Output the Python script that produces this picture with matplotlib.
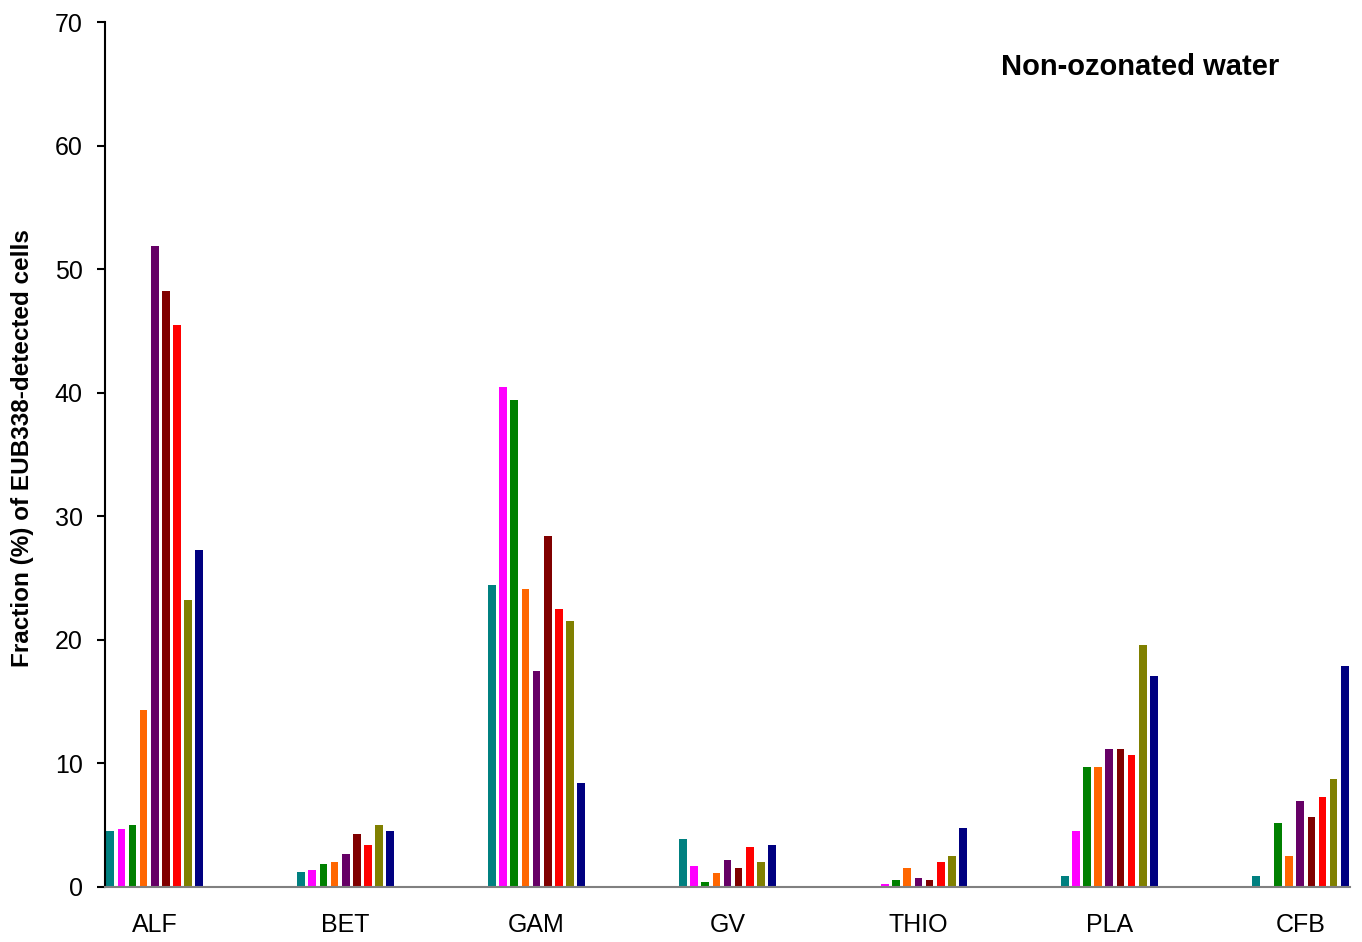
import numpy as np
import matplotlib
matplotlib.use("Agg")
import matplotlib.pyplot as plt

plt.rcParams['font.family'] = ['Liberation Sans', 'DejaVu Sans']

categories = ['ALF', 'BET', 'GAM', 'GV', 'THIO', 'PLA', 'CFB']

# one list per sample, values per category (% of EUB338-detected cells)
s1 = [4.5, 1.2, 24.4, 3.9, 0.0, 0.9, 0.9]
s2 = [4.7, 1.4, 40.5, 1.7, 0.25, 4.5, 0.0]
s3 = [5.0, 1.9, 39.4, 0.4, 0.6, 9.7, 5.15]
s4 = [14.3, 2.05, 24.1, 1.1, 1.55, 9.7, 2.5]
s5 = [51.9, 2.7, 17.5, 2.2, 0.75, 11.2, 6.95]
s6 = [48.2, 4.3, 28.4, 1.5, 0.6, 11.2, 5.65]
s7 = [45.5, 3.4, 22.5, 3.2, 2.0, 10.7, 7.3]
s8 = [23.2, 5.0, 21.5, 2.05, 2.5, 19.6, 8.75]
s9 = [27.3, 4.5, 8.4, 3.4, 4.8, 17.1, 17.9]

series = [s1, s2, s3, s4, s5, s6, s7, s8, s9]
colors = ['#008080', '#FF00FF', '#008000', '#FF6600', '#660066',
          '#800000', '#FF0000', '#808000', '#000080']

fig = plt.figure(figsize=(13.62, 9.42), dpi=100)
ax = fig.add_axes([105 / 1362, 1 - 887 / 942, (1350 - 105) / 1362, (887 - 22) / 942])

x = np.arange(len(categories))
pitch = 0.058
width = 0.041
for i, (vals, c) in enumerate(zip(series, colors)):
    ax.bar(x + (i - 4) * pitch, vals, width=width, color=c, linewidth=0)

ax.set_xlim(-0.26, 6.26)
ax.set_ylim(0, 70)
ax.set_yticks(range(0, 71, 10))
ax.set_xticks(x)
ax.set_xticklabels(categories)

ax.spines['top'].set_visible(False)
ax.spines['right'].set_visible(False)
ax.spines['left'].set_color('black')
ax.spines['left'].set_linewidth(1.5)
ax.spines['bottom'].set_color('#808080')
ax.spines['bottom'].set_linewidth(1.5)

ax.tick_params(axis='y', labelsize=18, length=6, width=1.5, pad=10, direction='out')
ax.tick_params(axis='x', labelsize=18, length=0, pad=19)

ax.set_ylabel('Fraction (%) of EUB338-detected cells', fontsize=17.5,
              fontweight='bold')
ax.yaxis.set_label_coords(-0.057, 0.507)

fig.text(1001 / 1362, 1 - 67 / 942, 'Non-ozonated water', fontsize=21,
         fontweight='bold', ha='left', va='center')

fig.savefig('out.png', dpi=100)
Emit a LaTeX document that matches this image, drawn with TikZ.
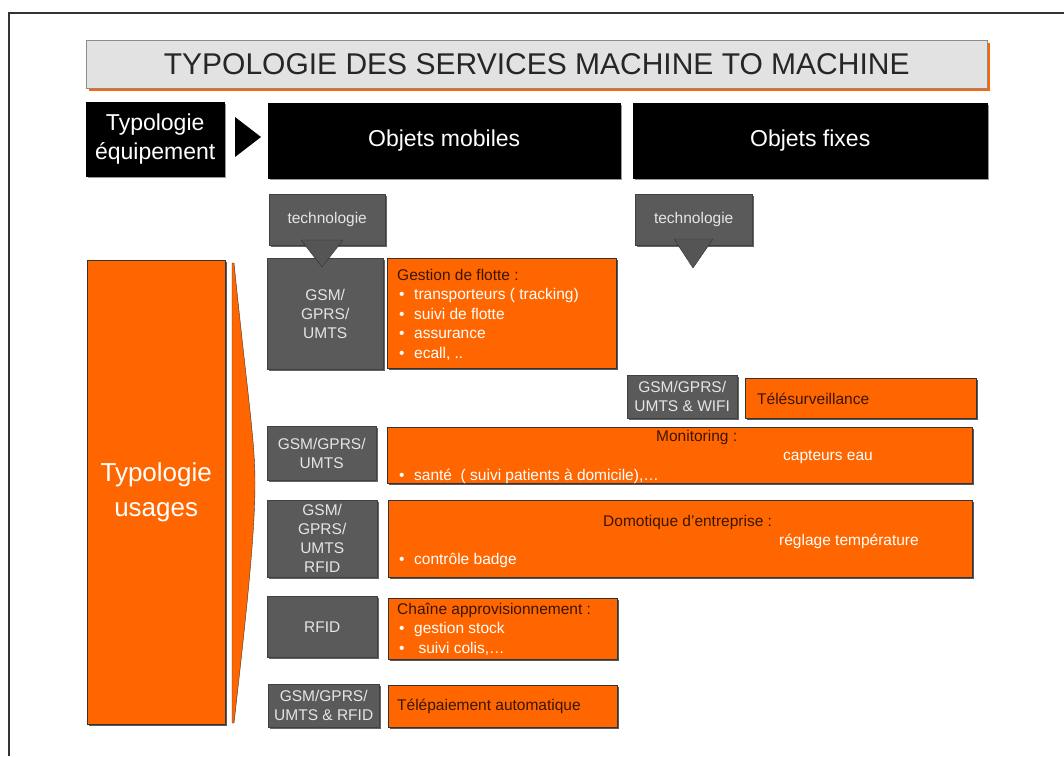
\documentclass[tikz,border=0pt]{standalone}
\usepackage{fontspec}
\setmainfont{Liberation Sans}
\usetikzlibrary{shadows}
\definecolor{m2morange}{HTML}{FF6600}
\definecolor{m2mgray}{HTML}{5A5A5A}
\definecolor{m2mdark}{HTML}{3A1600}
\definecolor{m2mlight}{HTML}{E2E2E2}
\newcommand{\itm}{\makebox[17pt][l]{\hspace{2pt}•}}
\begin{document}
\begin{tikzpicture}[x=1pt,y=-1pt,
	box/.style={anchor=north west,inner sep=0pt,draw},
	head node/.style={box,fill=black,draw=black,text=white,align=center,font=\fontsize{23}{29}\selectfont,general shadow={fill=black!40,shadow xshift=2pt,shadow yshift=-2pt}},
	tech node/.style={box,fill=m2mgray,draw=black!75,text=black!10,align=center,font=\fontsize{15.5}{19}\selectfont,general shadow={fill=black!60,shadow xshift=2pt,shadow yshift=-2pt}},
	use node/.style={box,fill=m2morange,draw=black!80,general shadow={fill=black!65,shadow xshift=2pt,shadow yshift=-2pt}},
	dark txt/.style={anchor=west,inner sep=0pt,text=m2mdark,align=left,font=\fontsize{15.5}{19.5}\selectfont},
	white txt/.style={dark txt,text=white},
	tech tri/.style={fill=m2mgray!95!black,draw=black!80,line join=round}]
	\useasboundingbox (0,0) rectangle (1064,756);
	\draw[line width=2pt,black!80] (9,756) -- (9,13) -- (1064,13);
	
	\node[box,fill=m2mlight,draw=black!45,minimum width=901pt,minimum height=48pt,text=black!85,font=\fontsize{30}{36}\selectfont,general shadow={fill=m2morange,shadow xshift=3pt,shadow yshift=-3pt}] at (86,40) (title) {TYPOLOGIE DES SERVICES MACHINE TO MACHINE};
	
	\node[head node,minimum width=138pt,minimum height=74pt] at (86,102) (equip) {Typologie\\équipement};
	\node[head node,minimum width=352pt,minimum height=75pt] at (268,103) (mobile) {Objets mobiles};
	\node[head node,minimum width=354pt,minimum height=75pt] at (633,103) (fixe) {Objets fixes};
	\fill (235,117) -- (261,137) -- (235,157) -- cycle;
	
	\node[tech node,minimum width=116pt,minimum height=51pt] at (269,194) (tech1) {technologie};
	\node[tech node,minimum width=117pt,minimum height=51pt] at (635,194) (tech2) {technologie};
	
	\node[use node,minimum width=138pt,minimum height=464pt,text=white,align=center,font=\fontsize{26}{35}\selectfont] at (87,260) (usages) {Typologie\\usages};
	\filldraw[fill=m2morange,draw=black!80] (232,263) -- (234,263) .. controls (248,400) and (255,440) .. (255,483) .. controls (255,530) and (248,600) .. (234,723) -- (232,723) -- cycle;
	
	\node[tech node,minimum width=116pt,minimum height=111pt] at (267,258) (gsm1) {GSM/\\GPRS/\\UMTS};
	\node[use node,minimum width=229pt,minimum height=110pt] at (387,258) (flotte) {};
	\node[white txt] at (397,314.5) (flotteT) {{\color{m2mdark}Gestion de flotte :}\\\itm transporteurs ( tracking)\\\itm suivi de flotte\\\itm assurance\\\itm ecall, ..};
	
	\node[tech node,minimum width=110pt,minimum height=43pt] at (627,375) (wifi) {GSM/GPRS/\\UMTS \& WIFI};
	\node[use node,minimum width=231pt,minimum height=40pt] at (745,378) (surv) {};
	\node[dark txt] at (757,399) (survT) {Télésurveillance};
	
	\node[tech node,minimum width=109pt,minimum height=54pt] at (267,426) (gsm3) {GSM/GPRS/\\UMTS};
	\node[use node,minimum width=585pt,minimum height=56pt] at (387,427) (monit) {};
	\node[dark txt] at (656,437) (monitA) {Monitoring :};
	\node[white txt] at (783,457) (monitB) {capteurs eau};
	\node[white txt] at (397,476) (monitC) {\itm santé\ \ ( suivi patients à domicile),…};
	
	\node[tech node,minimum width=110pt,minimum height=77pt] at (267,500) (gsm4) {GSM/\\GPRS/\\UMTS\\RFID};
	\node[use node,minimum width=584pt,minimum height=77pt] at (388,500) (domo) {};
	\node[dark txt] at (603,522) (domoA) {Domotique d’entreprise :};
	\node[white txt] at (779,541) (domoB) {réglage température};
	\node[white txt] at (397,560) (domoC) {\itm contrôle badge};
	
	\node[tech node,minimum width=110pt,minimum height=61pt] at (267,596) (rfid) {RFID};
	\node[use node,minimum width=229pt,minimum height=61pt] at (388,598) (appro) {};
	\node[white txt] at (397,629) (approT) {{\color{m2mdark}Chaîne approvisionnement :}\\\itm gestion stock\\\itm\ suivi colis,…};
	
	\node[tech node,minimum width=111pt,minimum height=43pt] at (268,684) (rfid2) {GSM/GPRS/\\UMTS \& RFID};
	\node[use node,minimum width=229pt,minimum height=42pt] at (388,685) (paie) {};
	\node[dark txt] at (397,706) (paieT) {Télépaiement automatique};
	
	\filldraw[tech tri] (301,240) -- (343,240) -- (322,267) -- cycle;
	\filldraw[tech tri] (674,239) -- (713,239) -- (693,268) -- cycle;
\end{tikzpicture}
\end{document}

==============================

__WORK TO BE COMPLETED__:
Repeat the lines exactly as they stand, from the opening line of the data through the line with "plt.rcParams['font.family'] = ['Liberation". Pictures stay out of the copy.

__TASK SOLUTION__:
Output the Python script that produces this picture with matplotlib.
import numpy as np
import matplotlib
matplotlib.use("Agg")
import matplotlib.pyplot as plt

plt.rcParams['font.family'] = ['Liberation Sans', 'DejaVu Sans']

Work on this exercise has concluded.